On a dark and stormy night, Nicole Kidman’s Atlanna, washes up injured on the shore in front of a lighthouse. She’s in exile from Atlantis for refusing to marry against her will but falls for the mortal who rescues her. They have a son, Arthur, but when he is small, Atlanna is kidnapped back to Atlantis. Arthur believes she was executed but grows up to learn the ways of the undersea world, while living on land. When we meet him in the present day, he has just bested some submarine pirates, and is approached by Amber Heard’s Princess Mera, who has come from Atlantis to persuade him to return with her to stop his half-brother, King Orm, from starting a world war with the surface dwellers, AKA humankind.

If that last paragraph sounds like a Mad Lib, it’s because Aquaman is more simulacrum than cinema. It is a collection of predictable tropes doused in neon CGI, supporting a plot as bloated as a whale carcass rotting in the sun.
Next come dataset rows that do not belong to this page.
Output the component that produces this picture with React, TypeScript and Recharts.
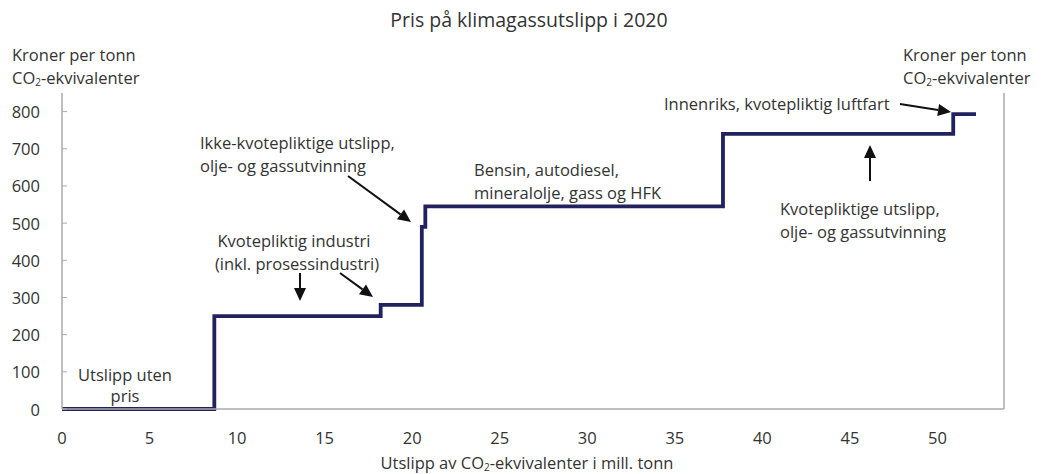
import { LineChart, Line, XAxis, YAxis } from "recharts";

// break points of the price curve (mill. tonn CO2-ekv.) and price from that point on
const emissions = [0, 8.7, 18.2, 20.55, 20.75, 37.75, 50.9, 52.2];
const prices = [0, 250, 280, 490, 545, 740, 793, 793];
const xTicks = [0, 5, 10, 15, 20, 25, 30, 35, 40, 45, 50];
const yTicks = [0, 100, 200, 300, 400, 500, 600, 700, 800];

const data = emissions.map((x, i) => ({ x, price: prices[i] }));

const FONT = "'Open Sans', 'Noto Sans', sans-serif";
const TEXT = "#333";
const AXIS = "#aaa";
const NAVY = "#22225e";
const FS = 16.5;

const LeftTick = ({ x, y, payload }: any) => (
  <g>
    <line x1={x + 22} x2={x + 27} y1={y} y2={y} stroke={AXIS} strokeWidth={1} />
    <text x={x} y={y} textAnchor="end" dominantBaseline="central" fill={TEXT} fontSize={FS} fontFamily={FONT}>
      {payload.value}
    </text>
  </g>
);

const RightTick = ({ x, y, payload }: any) => (
  <g>
    <line x1={x - 28} x2={x - 33} y1={y} y2={y} stroke={AXIS} strokeWidth={1} />
    <text x={x} y={y} textAnchor="start" dominantBaseline="central" fill={TEXT} fontSize={FS} fontFamily={FONT}>
      {payload.value}
    </text>
  </g>
);

const Arrow = ({ x1, y1, x2, y2 }: { x1: number; y1: number; x2: number; y2: number }) => {
  const a = Math.atan2(y2 - y1, x2 - x1);
  const len = 13;
  const w = 6;
  const bx = x2 - len * Math.cos(a);
  const by = y2 - len * Math.sin(a);
  const px = -Math.sin(a) * w;
  const py = Math.cos(a) * w;
  return (
    <g>
      <line x1={x1} y1={y1} x2={bx} y2={by} stroke="#111" strokeWidth={2} />
      <polygon points={`${x2},${y2} ${bx + px},${by + py} ${bx - px},${by - py}`} fill="#111" />
    </g>
  );
};

const T = ({ x, y, anchor = "start", children, size = FS }: any) => (
  <text x={x} y={y} textAnchor={anchor} dominantBaseline="central" fill={TEXT} fontSize={size} fontFamily={FONT}>
    {children}
  </text>
);

const Sub = () => (
  <tspan fontSize={10} dy={5}>2</tspan>
);

export default function App() {
  return (
    <div style={{ position: "relative", width: 1054, height: 474, background: "#fff" }}>
      <style>{`body{margin:0}`}</style>
      <LineChart
        width={1054}
        height={474}
        data={data}
        margin={{ top: 93, right: 0, bottom: 0, left: 0 }}
      >
        <XAxis
          dataKey="x"
          type="number"
          domain={[0, 53.8]}
          ticks={xTicks}
          interval={0}
          height={65}
          axisLine={{ stroke: AXIS, strokeWidth: 1.5 }}
          tickLine={false}
          tickMargin={17}
          tick={{ fill: TEXT, fontSize: FS, fontFamily: FONT }}
        />
        <YAxis
          yAxisId="left"
          orientation="left"
          domain={[0, 850]}
          ticks={yTicks}
          interval={0}
          width={62}
          axisLine={{ stroke: AXIS, strokeWidth: 1.5 }}
          tickLine={false}
          tickSize={0}
          tickMargin={22}
          tick={<LeftTick />}
        />
        <YAxis
          yAxisId="right"
          orientation="right"
          domain={[0, 850]}
          ticks={yTicks}
          interval={0}
          width={50}
          axisLine={{ stroke: AXIS, strokeWidth: 1.5 }}
          tickLine={false}
          tickSize={0}
          tickMargin={28}
          tick={<RightTick />}
        />
        <Line
          yAxisId="left"
          type="stepAfter"
          dataKey="price"
          stroke={NAVY}
          strokeWidth={3.8}
          dot={false}
          isAnimationActive={false}
        />
      </LineChart>

      <svg
        width={1054}
        height={474}
        style={{ position: "absolute", left: 0, top: 0, pointerEvents: "none" }}
      >
        <T x={529} y={19} anchor="middle" size={19.5}>Pris på klimagassutslipp i 2020</T>

        <T x={12} y={54}>Kroner per tonn</T>
        <T x={12} y={77}>CO<Sub /><tspan dy={-5}>-ekvivalenter</tspan></T>
        <T x={903} y={54}>Kroner per tonn</T>
        <T x={903} y={77}>CO<Sub /><tspan dy={-5}>-ekvivalenter</tspan></T>

        <T x={527} y={462} anchor="middle">
          Utslipp av CO<Sub /><tspan dy={-5}>-ekvivalenter i mill. tonn</tspan>
        </T>

        <T x={125} y={374} anchor="middle">Utslipp uten</T>
        <T x={125} y={395} anchor="middle">pris</T>

        <T x={294} y={240} anchor="middle">Kvotepliktig industri</T>
        <T x={297} y={263} anchor="middle">(inkl. prosessindustri)</T>
        <Arrow x1={300} y1={273} x2={300} y2={301} />
        <Arrow x1={340} y1={273} x2={373} y2={297} />

        <T x={200} y={142}>Ikke-kvotepliktige utslipp,</T>
        <T x={200} y={165}>olje- og gassutvinning</T>
        <Arrow x1={348} y1={176} x2={411} y2={222} />

        <T x={474} y={169}>Bensin, autodiesel,</T>
        <T x={474} y={192}>mineralolje, gass og HFK</T>

        <T x={664} y={103}>Innenriks, kvotepliktig luftfart</T>
        <Arrow x1={900} y1={104} x2={951} y2={112} />

        <Arrow x1={870} y1={181} x2={870} y2={145} />
        <T x={780} y={208}>Kvotepliktige utslipp,</T>
        <T x={780} y={231}>olje- og gassutvinning</T>
      </svg>
    </div>
  );
}
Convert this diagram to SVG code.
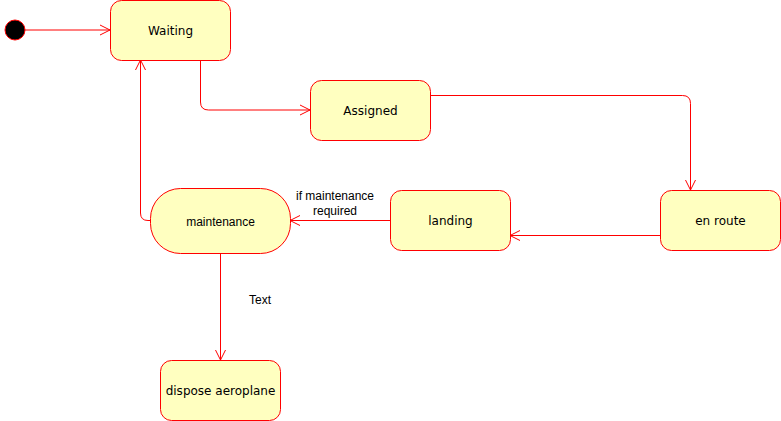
<svg xmlns="http://www.w3.org/2000/svg" width="781" height="421" viewBox="0 0 781 421">
<defs>
<marker id="arr" viewBox="0 0 12 12" refX="11" refY="6" markerWidth="12" markerHeight="12" markerUnits="userSpaceOnUse" orient="auto">
<path d="M1,1 L11,6 L1,11" fill="none" stroke="#ff0000" stroke-width="1"/>
</marker>
<style>
.st{fill:#ffffc0;stroke:#ff0000;stroke-width:1}
.lb{font-family:"DejaVu Sans",Verdana,sans-serif;font-size:12px;fill:#000;text-anchor:middle}
.sm{font-family:"Liberation Sans",Arial,sans-serif;font-size:12px;fill:#000;text-anchor:middle}
.cn{fill:none;stroke:#ff0000;stroke-width:1;marker-end:url(#arr)}
</style>
</defs>
<rect width="781" height="421" fill="#ffffff"/>
<g id="connectors">
<path class="cn" d="M25,30 L110,30"/>
<path class="cn" d="M200.5,60 L200.5,102 Q200.5,110 208.5,110 L310,110"/>
<path class="cn" d="M430,95.5 L682.5,95.5 Q690.5,95.5 690.5,103.5 L690.5,190"/>
<path class="cn" d="M660,235.5 L510,235.5"/>
<path class="cn" d="M390,220.5 L290,220.5"/>
<path class="cn" d="M150,220.5 L148,220.5 Q140.5,220.5 140.5,213 L140.5,60"/>
<path class="cn" d="M220.5,253 L220.5,360"/>
<text class="sm" x="335" y="200">if maintenance</text>
<text class="sm" x="335" y="215">required</text>
<text class="sm" x="260" y="304">Text</text>
</g>
<g id="initial">
<circle cx="15" cy="30" r="10" fill="#000000" stroke="#ff0000" stroke-width="1"/>
</g>
<g id="waiting">
<rect class="st" x="110.5" y="0.5" width="120" height="60" rx="11" ry="11"/>
<text class="lb" x="170.5" y="35">Waiting</text>
</g>
<g id="assigned">
<rect class="st" x="310.5" y="80.5" width="120" height="60" rx="11" ry="11"/>
<text class="lb" x="370.5" y="115">Assigned</text>
</g>
<g id="enroute">
<rect class="st" x="660.5" y="190.5" width="120" height="60" rx="11" ry="11"/>
<text class="lb" x="720.5" y="225">en route</text>
</g>
<g id="landing">
<rect class="st" x="390.5" y="190.5" width="120" height="60" rx="11" ry="11"/>
<text class="lb" x="450.5" y="225">landing</text>
</g>
<g id="maintenance">
<rect class="st" x="150.5" y="188.5" width="140" height="65" rx="30" ry="30"/>
<text class="sm" x="220.5" y="226">maintenance</text>
</g>
<g id="dispose">
<rect class="st" x="160.5" y="360.5" width="120" height="60" rx="11" ry="11"/>
<text class="lb" x="220.5" y="395">dispose aeroplane</text>
</g>
</svg>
Any excitement audiences expected from director James Wan, who has helped reinvigorate the horror genre with The Conjuring series, will wonder if perhaps his success is limited to blood baths and jump scares. Aquaman has none of the dry wit, inventive imagery, or confident pacing that made his previous films so refreshing. Worse still, it’s only two (two!!) female characters’ motivations are to support Arthur in his begrudging attempt to overthrow his half-brother’s maniacal plans. Classic Fighting Fucktoys – Strong Female Characters (ugh), who are hypersexualized, can hold their own in the action sequences, are designed to appeal to the heterosexual male gaze, and step back to the cheerleader role once they’ve elevated the hero to an exalted status.

This is merely the most disappointing of Aquaman’s issues, many of which are only tolerable thanks to Momoa’s charmingly bro-tastic performance of a reluctant hero who seems like he would rather be pounding beers and getting more tattoos. I can’t say I blame him, considering the stale fight choreography, repetitive narrative structure that feels it’s necessary we visit all Seven Kingdoms of the Sea (yes, even Kingdom of the Brine), lame jokes that don’t land, unintentionally funny moments that made me snort laughing (Patrick Wilson’s King Orm calling himself “Ocean Master” with a straight face, and honest-to-God sharks with frickin’ laser beams on their heads), all of which occur before a visually underwhelming backdrop that at best felt like a video game, and at worst looks like discarded scenes from Avatar that Cameron forgot in the Avid for Wan to find.

Aquaman is dull piffle that feels like it should have come out ten years ago when fluorescent CGI jellyfish, a Pitbull cover of Toto’s Africa, and a line that reduces Amber Heard’s character to her hair-colour (“Redheads…you gotta love ‘em”) wouldn’t have felt so uncomfortably retrograde.

In the last couple of years, we’ve seen superhero films like Black Panther, Thor: Ragnarok, and Wonder Woman surpass expectations to create exciting characters and worlds that critics and audiences have received with gusto. In addition to being Gal Gadot’s stunt double, you’ve also worked as Brie Larson’s double for the upcoming Captain Marvelfilm. You get to play two (two!) ass-kicking women who stand front and centre in their stories and their movie posters, unlike the characters you stunt doubled for in Aquaman, who got swept up in an underwhelming undertow.